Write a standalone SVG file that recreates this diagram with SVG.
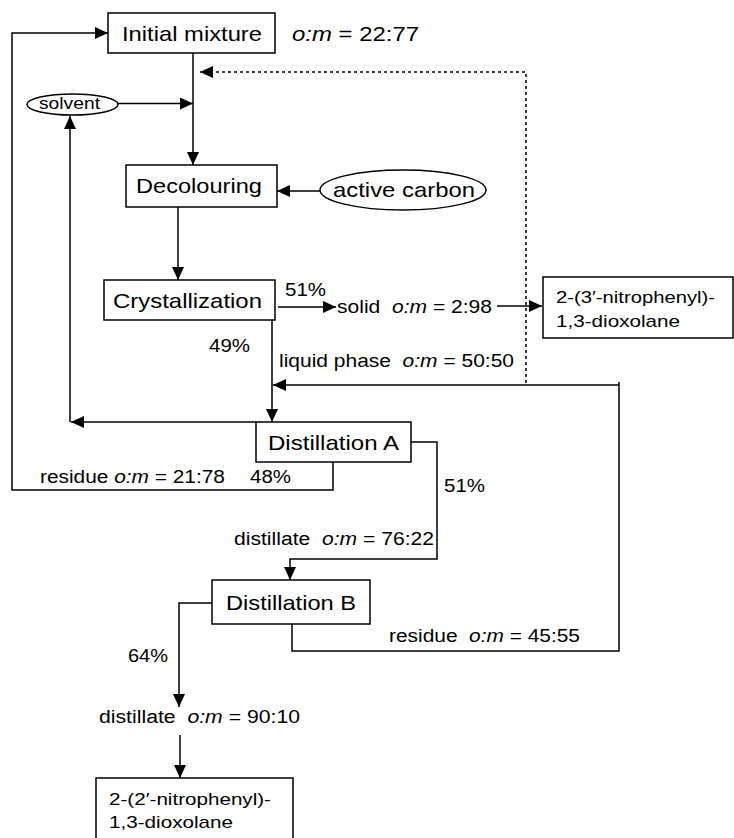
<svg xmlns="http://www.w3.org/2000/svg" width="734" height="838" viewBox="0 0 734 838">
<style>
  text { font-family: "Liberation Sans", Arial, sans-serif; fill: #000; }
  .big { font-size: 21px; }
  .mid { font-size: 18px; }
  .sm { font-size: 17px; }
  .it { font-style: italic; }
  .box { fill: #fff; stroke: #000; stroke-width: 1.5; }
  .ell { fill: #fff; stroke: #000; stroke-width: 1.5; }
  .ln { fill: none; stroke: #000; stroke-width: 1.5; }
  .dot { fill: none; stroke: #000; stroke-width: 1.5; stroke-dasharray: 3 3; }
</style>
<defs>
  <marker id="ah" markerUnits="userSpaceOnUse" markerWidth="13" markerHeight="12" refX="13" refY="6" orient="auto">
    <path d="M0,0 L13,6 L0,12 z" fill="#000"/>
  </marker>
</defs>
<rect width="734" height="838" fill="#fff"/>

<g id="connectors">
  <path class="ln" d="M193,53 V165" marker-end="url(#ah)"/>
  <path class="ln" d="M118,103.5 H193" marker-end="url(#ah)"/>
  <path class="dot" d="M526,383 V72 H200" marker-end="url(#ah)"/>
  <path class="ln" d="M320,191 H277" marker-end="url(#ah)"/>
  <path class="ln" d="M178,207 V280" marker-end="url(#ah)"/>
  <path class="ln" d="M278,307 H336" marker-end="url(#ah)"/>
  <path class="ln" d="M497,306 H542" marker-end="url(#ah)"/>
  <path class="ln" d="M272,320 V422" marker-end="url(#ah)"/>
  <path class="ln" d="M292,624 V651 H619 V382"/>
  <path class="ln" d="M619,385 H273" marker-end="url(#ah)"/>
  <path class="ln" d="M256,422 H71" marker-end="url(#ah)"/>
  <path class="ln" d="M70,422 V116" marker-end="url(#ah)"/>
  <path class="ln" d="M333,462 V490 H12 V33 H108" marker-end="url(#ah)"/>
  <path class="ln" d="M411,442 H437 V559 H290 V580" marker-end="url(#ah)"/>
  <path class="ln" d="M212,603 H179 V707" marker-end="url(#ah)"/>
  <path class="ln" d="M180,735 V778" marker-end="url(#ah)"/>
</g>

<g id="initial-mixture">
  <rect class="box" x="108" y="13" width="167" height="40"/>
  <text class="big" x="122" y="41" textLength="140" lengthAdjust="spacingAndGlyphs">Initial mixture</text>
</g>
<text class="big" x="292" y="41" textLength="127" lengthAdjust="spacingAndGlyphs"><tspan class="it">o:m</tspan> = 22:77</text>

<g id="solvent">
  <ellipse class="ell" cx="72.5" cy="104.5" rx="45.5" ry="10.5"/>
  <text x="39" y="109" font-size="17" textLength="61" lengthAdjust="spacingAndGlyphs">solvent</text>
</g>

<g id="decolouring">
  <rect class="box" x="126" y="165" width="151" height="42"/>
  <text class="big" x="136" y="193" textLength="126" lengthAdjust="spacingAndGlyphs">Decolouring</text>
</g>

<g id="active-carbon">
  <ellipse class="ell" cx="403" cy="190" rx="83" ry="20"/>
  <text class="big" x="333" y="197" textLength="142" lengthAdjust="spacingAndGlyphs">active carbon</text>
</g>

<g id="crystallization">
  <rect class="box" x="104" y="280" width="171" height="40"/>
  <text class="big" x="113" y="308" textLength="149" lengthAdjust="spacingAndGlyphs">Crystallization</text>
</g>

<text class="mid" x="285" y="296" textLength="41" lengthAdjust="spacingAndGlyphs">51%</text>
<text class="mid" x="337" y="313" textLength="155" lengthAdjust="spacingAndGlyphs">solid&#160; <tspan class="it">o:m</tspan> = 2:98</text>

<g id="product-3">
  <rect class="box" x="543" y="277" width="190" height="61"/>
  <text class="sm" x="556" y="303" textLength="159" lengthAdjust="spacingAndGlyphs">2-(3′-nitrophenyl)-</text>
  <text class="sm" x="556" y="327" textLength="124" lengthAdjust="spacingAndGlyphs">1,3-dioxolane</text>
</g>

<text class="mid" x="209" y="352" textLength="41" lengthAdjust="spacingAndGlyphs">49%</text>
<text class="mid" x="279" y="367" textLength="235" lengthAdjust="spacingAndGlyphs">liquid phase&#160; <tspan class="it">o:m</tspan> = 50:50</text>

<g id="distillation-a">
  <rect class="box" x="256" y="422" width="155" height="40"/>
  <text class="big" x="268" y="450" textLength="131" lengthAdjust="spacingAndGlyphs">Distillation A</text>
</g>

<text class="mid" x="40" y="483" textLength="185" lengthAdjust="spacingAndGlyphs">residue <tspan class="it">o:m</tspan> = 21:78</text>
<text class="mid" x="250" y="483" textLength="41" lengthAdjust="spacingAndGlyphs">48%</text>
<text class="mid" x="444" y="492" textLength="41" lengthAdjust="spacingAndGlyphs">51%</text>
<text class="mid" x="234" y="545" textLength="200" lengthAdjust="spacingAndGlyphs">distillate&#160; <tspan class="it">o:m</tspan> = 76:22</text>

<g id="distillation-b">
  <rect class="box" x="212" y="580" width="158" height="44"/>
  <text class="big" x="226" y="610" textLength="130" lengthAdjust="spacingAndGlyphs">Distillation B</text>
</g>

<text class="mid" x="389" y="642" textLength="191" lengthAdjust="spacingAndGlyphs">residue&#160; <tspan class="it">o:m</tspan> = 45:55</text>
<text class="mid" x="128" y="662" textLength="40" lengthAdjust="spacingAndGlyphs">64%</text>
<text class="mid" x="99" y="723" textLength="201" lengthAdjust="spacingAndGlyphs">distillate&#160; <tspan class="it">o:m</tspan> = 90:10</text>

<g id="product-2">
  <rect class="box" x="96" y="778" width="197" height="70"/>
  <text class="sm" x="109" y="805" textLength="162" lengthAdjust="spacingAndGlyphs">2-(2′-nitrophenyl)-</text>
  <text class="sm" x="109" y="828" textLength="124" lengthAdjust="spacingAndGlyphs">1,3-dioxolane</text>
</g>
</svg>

◆ WORK INSTRUCTIONS ◆
Without including any pictures, print all of the material exactly as given.

◆ EXERCISE RESPONSE ◆
Write a standalone SVG file that recreates this diagram with SVG.
<svg xmlns="http://www.w3.org/2000/svg" width="734" height="838" viewBox="0 0 734 838">
<style>
  text { font-family: "Liberation Sans", Arial, sans-serif; fill: #000; }
  .big { font-size: 21px; }
  .mid { font-size: 18px; }
  .sm { font-size: 17px; }
  .it { font-style: italic; }
  .box { fill: #fff; stroke: #000; stroke-width: 1.5; }
  .ell { fill: #fff; stroke: #000; stroke-width: 1.5; }
  .ln { fill: none; stroke: #000; stroke-width: 1.5; }
  .dot { fill: none; stroke: #000; stroke-width: 1.5; stroke-dasharray: 3 3; }
</style>
<defs>
  <marker id="ah" markerUnits="userSpaceOnUse" markerWidth="13" markerHeight="12" refX="13" refY="6" orient="auto">
    <path d="M0,0 L13,6 L0,12 z" fill="#000"/>
  </marker>
</defs>
<rect width="734" height="838" fill="#fff"/>

<g id="connectors">
  <path class="ln" d="M193,53 V165" marker-end="url(#ah)"/>
  <path class="ln" d="M118,103.5 H193" marker-end="url(#ah)"/>
  <path class="dot" d="M526,383 V72 H200" marker-end="url(#ah)"/>
  <path class="ln" d="M320,191 H277" marker-end="url(#ah)"/>
  <path class="ln" d="M178,207 V280" marker-end="url(#ah)"/>
  <path class="ln" d="M278,307 H336" marker-end="url(#ah)"/>
  <path class="ln" d="M497,306 H542" marker-end="url(#ah)"/>
  <path class="ln" d="M272,320 V422" marker-end="url(#ah)"/>
  <path class="ln" d="M292,624 V651 H619 V382"/>
  <path class="ln" d="M619,385 H273" marker-end="url(#ah)"/>
  <path class="ln" d="M256,422 H71" marker-end="url(#ah)"/>
  <path class="ln" d="M70,422 V116" marker-end="url(#ah)"/>
  <path class="ln" d="M333,462 V490 H12 V33 H108" marker-end="url(#ah)"/>
  <path class="ln" d="M411,442 H437 V559 H290 V580" marker-end="url(#ah)"/>
  <path class="ln" d="M212,603 H179 V707" marker-end="url(#ah)"/>
  <path class="ln" d="M180,735 V778" marker-end="url(#ah)"/>
</g>

<g id="initial-mixture">
  <rect class="box" x="108" y="13" width="167" height="40"/>
  <text class="big" x="122" y="41" textLength="140" lengthAdjust="spacingAndGlyphs">Initial mixture</text>
</g>
<text class="big" x="292" y="41" textLength="127" lengthAdjust="spacingAndGlyphs"><tspan class="it">o:m</tspan> = 22:77</text>

<g id="solvent">
  <ellipse class="ell" cx="72.5" cy="104.5" rx="45.5" ry="10.5"/>
  <text x="39" y="109" font-size="17" textLength="61" lengthAdjust="spacingAndGlyphs">solvent</text>
</g>

<g id="decolouring">
  <rect class="box" x="126" y="165" width="151" height="42"/>
  <text class="big" x="136" y="193" textLength="126" lengthAdjust="spacingAndGlyphs">Decolouring</text>
</g>

<g id="active-carbon">
  <ellipse class="ell" cx="403" cy="190" rx="83" ry="20"/>
  <text class="big" x="333" y="197" textLength="142" lengthAdjust="spacingAndGlyphs">active carbon</text>
</g>

<g id="crystallization">
  <rect class="box" x="104" y="280" width="171" height="40"/>
  <text class="big" x="113" y="308" textLength="149" lengthAdjust="spacingAndGlyphs">Crystallization</text>
</g>

<text class="mid" x="285" y="296" textLength="41" lengthAdjust="spacingAndGlyphs">51%</text>
<text class="mid" x="337" y="313" textLength="155" lengthAdjust="spacingAndGlyphs">solid&#160; <tspan class="it">o:m</tspan> = 2:98</text>

<g id="product-3">
  <rect class="box" x="543" y="277" width="190" height="61"/>
  <text class="sm" x="556" y="303" textLength="159" lengthAdjust="spacingAndGlyphs">2-(3′-nitrophenyl)-</text>
  <text class="sm" x="556" y="327" textLength="124" lengthAdjust="spacingAndGlyphs">1,3-dioxolane</text>
</g>

<text class="mid" x="209" y="352" textLength="41" lengthAdjust="spacingAndGlyphs">49%</text>
<text class="mid" x="279" y="367" textLength="235" lengthAdjust="spacingAndGlyphs">liquid phase&#160; <tspan class="it">o:m</tspan> = 50:50</text>

<g id="distillation-a">
  <rect class="box" x="256" y="422" width="155" height="40"/>
  <text class="big" x="268" y="450" textLength="131" lengthAdjust="spacingAndGlyphs">Distillation A</text>
</g>

<text class="mid" x="40" y="483" textLength="185" lengthAdjust="spacingAndGlyphs">residue <tspan class="it">o:m</tspan> = 21:78</text>
<text class="mid" x="250" y="483" textLength="41" lengthAdjust="spacingAndGlyphs">48%</text>
<text class="mid" x="444" y="492" textLength="41" lengthAdjust="spacingAndGlyphs">51%</text>
<text class="mid" x="234" y="545" textLength="200" lengthAdjust="spacingAndGlyphs">distillate&#160; <tspan class="it">o:m</tspan> = 76:22</text>

<g id="distillation-b">
  <rect class="box" x="212" y="580" width="158" height="44"/>
  <text class="big" x="226" y="610" textLength="130" lengthAdjust="spacingAndGlyphs">Distillation B</text>
</g>

<text class="mid" x="389" y="642" textLength="191" lengthAdjust="spacingAndGlyphs">residue&#160; <tspan class="it">o:m</tspan> = 45:55</text>
<text class="mid" x="128" y="662" textLength="40" lengthAdjust="spacingAndGlyphs">64%</text>
<text class="mid" x="99" y="723" textLength="201" lengthAdjust="spacingAndGlyphs">distillate&#160; <tspan class="it">o:m</tspan> = 90:10</text>

<g id="product-2">
  <rect class="box" x="96" y="778" width="197" height="70"/>
  <text class="sm" x="109" y="805" textLength="162" lengthAdjust="spacingAndGlyphs">2-(2′-nitrophenyl)-</text>
  <text class="sm" x="109" y="828" textLength="124" lengthAdjust="spacingAndGlyphs">1,3-dioxolane</text>
</g>
</svg>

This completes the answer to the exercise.